Lawyers for Vodafone said the High Court judgment indicated that the structure of its Hutchison deal was not a sham, which gave it hope that the Supreme Court would be convinced of its argument.
The High Court told the Indian Tax Authority that it could not order Vodafone to pay the unpaid tax for eight weeks. The company said this would give it "time to review the judgment in detail and consider its next steps".
The court's ruling emerged shortly after Vodafone confirmed rumours that it was selling its entire 3.2 per cent holding in China Mobile, the country's biggest wireless operator. It has already offloaded its stake and expects to raise £4.3bn.
Vodafone, which first bought into China Mobile in 2000, said that even after the disposal the two companies would continue to co-operate in areas such as roaming, network roadmap development, multinational customers and green technology. About two-thirds of the proceeds of the sale will be returned to shareholders via a shares buyback, with the remainder used to reduce Vodafone's net debt.
Vittorio Colao, the chief executive, said the transaction "achieves a near doubling of [our] original investment in China Mobile and combines our stated portfolio strategy with ongoing cooperation with China's leading telecommunications company".
Vodafone is searching for a successor to its chairman Sir John Bond, who faced down shareholder unrest this summer.
Vodafone's potential sales
Vodafone chief executive Vittorio Colao has made it clear he does not want to be in the business of holding minority stakes. Vodafone's sale of its 3.2 per cent holding in China Mobile for an estimated $4.3bn (£2.8bn) this week, underlined his sentiments, and speculation is rife that more deals are in the pipeline.

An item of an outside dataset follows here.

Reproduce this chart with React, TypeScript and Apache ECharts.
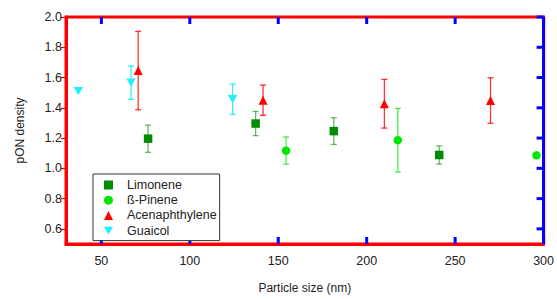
import React, { useEffect, useRef } from "react";
import * as echarts from "echarts";

const seriesNames = ["Limonene", "ß-Pinene", "Acenaphthylene", "Guaicol"];

const limoneneX = [76.4, 137.2, 181.4, 241];
const limoneneY = [1.196, 1.296, 1.246, 1.088];
const limoneneErr = [0.09, 0.08, 0.088, 0.06];

const pineneX = [154.4, 217.6, 296];
const pineneY = [1.117, 1.186, 1.086];
const pineneErr = [0.09, 0.21, 0];

const acenX = [70.8, 141.4, 210, 270];
const acenY = [1.646, 1.45, 1.427, 1.448];
const acenErr = [0.259, 0.1, 0.161, 0.15];

const guaiacolX = [37, 66.8, 124.2];
const guaiacolY = [1.51, 1.566, 1.457];
const guaiacolErr = [0, 0.11, 0.1];

const xTicks = [50, 100, 150, 200, 250, 300];
const yTicks = [0.6, 0.8, 1.0, 1.2, 1.4, 1.6, 1.8, 2.0];

const X_MIN = 30;
const X_MAX = 300;
const Y_MIN = 0.5;
const Y_MAX = 2.0;

const markerColors = ["#008c00", "#00e600", "#ff0000", "#1ef0ff"];
const barColors = ["rgba(0,140,0,0.6)", "rgba(0,230,0,0.7)", "rgba(255,0,0,0.8)", "rgba(0,235,255,0.8)"];

const FONT = "Liberation Sans";
const DOWN_TRIANGLE = "path://M0,0 L10,0 L5,8.66 Z";
const AXIS_COLOR = "#ff0000";
const TICK_COLOR = "#0000ff";

function errData(xs: number[], ys: number[], es: number[]) {
  return xs
    .map((x, i) => [x, ys[i] - es[i], ys[i] + es[i]])
    .filter((d, i) => es[i] > 0);
}

function errSeries(name: string, xs: number[], ys: number[], es: number[], color: string) {
  return {
    name: name + "-err",
    type: "custom",
    z: 1,
    silent: true,
    data: errData(xs, ys, es),
    renderItem: (params: any, api: any) => {
      const x = api.value(0);
      const lo = api.coord([x, api.value(1)]);
      const hi = api.coord([x, api.value(2)]);
      const cap = 3;
      const style = { stroke: color, lineWidth: 1.3 };
      return {
        type: "group",
        children: [
          { type: "line", shape: { x1: lo[0], y1: lo[1], x2: hi[0], y2: hi[1] }, style },
          { type: "line", shape: { x1: lo[0] - cap, y1: lo[1], x2: lo[0] + cap, y2: lo[1] }, style },
          { type: "line", shape: { x1: hi[0] - cap, y1: hi[1], x2: hi[0] + cap, y2: hi[1] }, style },
        ],
      };
    },
  };
}

function scatter(name: string, xs: number[], ys: number[], color: string, symbol: string, size: any) {
  return {
    name,
    type: "scatter",
    z: 3,
    symbol,
    symbolSize: size,
    itemStyle: { color, opacity: 1 },
    data: xs.map((x, i) => [x, ys[i]]),
  };
}

function frameTicks() {
  const nx = xTicks.length;
  const ny = yTicks.length;
  const data = [
    ...xTicks.map((v) => [v, Y_MIN]),
    ...yTicks.map((v) => [X_MAX, v]),
    [X_MAX, Y_MIN],
  ];
  return {
    name: "frame-ticks",
    type: "custom",
    z: 2,
    silent: true,
    clip: false,
    data,
    renderItem: (params: any, api: any) => {
      const i = params.dataIndex;
      const style = { stroke: TICK_COLOR, lineWidth: 3 };
      const len = 7;
      if (i < nx) {
        const v = api.value(0);
        const b = api.coord([v, Y_MIN]);
        const t = api.coord([v, Y_MAX]);
        return {
          type: "group",
          children: [
            { type: "line", shape: { x1: b[0], y1: b[1], x2: b[0], y2: b[1] - len }, style },
            { type: "line", shape: { x1: t[0], y1: t[1], x2: t[0], y2: t[1] + len }, style },
          ],
        };
      }
      if (i < nx + ny) {
        const r = api.coord([X_MAX, api.value(1)]);
        return { type: "line", shape: { x1: r[0], y1: r[1], x2: r[0] - len, y2: r[1] }, style };
      }
      const b = api.coord([X_MAX, Y_MIN]);
      const t = api.coord([X_MAX, Y_MAX]);
      return { type: "line", shape: { x1: b[0], y1: b[1], x2: t[0], y2: t[1] }, style };
    },
  };
}

export default function App() {
  const ref = useRef<HTMLDivElement>(null);
  useEffect(() => {
    if (!ref.current) return;
    const chart = echarts.init(ref.current, null, { renderer: "svg" });
    const axisLine = { show: true, onZero: false, lineStyle: { color: AXIS_COLOR, width: 3 } };
    chart.setOption({
      animation: false,
      textStyle: { fontFamily: FONT },
      grid: {
        left: 66,
        right: 12,
        top: 17,
        bottom: 46,
        containLabel: false,
        show: true,
        borderColor: AXIS_COLOR,
        borderWidth: 3,
      },
      xAxis: {
        type: "value",
        min: X_MIN,
        max: X_MAX,
        position: "bottom",
        name: "Particle size (nm)",
        nameLocation: "middle",
        nameGap: 38,
        nameTextStyle: { fontSize: 12, color: "#222", fontFamily: FONT },
        axisLine,
        axisTick: { show: false },
        axisLabel: { fontSize: 12.5, color: "#222", margin: 10, fontFamily: FONT, customValues: xTicks },
        splitLine: { show: false },
      },
      yAxis: {
        type: "value",
        min: Y_MIN,
        max: Y_MAX,
        position: "left",
        name: "pON density",
        nameLocation: "middle",
        nameGap: 40,
        nameTextStyle: { fontSize: 12, color: "#222", fontFamily: FONT },
        axisLine,
        axisTick: { show: true, inside: false, length: 5, lineStyle: { color: AXIS_COLOR, width: 1.2 }, customValues: yTicks },
        axisLabel: {
          fontSize: 12.5,
          color: "#222",
          margin: 4,
          fontFamily: FONT,
          customValues: yTicks,
          formatter: (v: number) => v.toFixed(1),
        },
        splitLine: { show: false },
      },
      legend: {
        orient: "vertical",
        left: 93,
        top: 174,
        data: seriesNames,
        borderColor: "#333",
        borderWidth: 1,
        padding: [4, 3, 3, 11],
        itemWidth: 9,
        itemHeight: 9,
        itemGap: 1.2,
        textStyle: { fontSize: 12.5, color: "#222", fontFamily: FONT, lineHeight: 14, padding: [0, 0, 0, 9] },
        backgroundColor: "#fff",
      },
      series: [
        frameTicks(),
        errSeries(seriesNames[0], limoneneX, limoneneY, limoneneErr, barColors[0]),
        errSeries(seriesNames[1], pineneX, pineneY, pineneErr, barColors[1]),
        errSeries(seriesNames[2], acenX, acenY, acenErr, barColors[2]),
        errSeries(seriesNames[3], guaiacolX, guaiacolY, guaiacolErr, barColors[3]),
        scatter(seriesNames[0], limoneneX, limoneneY, markerColors[0], "rect", 8.5),
        scatter(seriesNames[1], pineneX, pineneY, markerColors[1], "circle", 8.5),
        scatter(seriesNames[2], acenX, acenY, markerColors[2], "triangle", 9),
        scatter(seriesNames[3], guaiacolX, guaiacolY, markerColors[3], DOWN_TRIANGLE, [9.5, 8.2]),
      ],
    });
    return () => chart.dispose();
  }, []);
  return (
    <div
      ref={ref}
      style={{ position: "absolute", left: 0, top: 0, width: 557, height: 299, background: "#fff" }}
    />
  );
}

The group is also rumoured to be looking to sell its 44 per cent stake in the French mobile firm SFR, almost certainly to Vivendi, which currently owns the rest of the company. Analysts at Jefferies have valued Vodafone's stake at £6bn, and said it was an "opportune time to exit".
Vodafone is also likely to offload its 25 per cent stake in Polish telecoms group Polkomtel. Its four local partners are keen to sell out, and reports have linked buyout groups including Apax Partners, Blackstone, TPG and CVC Capital Partners with a bid. Yet, investors and analysts are most anxious over the future of Vodafone's 45 per cent holding in Verizon Wireless. The US mobile group, whose majority owner is Verizon Communications, has not paid a dividend since 2005. Analysts predict the dividend will be resurrected in 2012 and one Vodafone insider said the company had three options. It can wait for the dividend; deepen its relationship with Verizon or sell the stake entirely. Either way, Vodafone's shareholders are demanding a resolution in the US.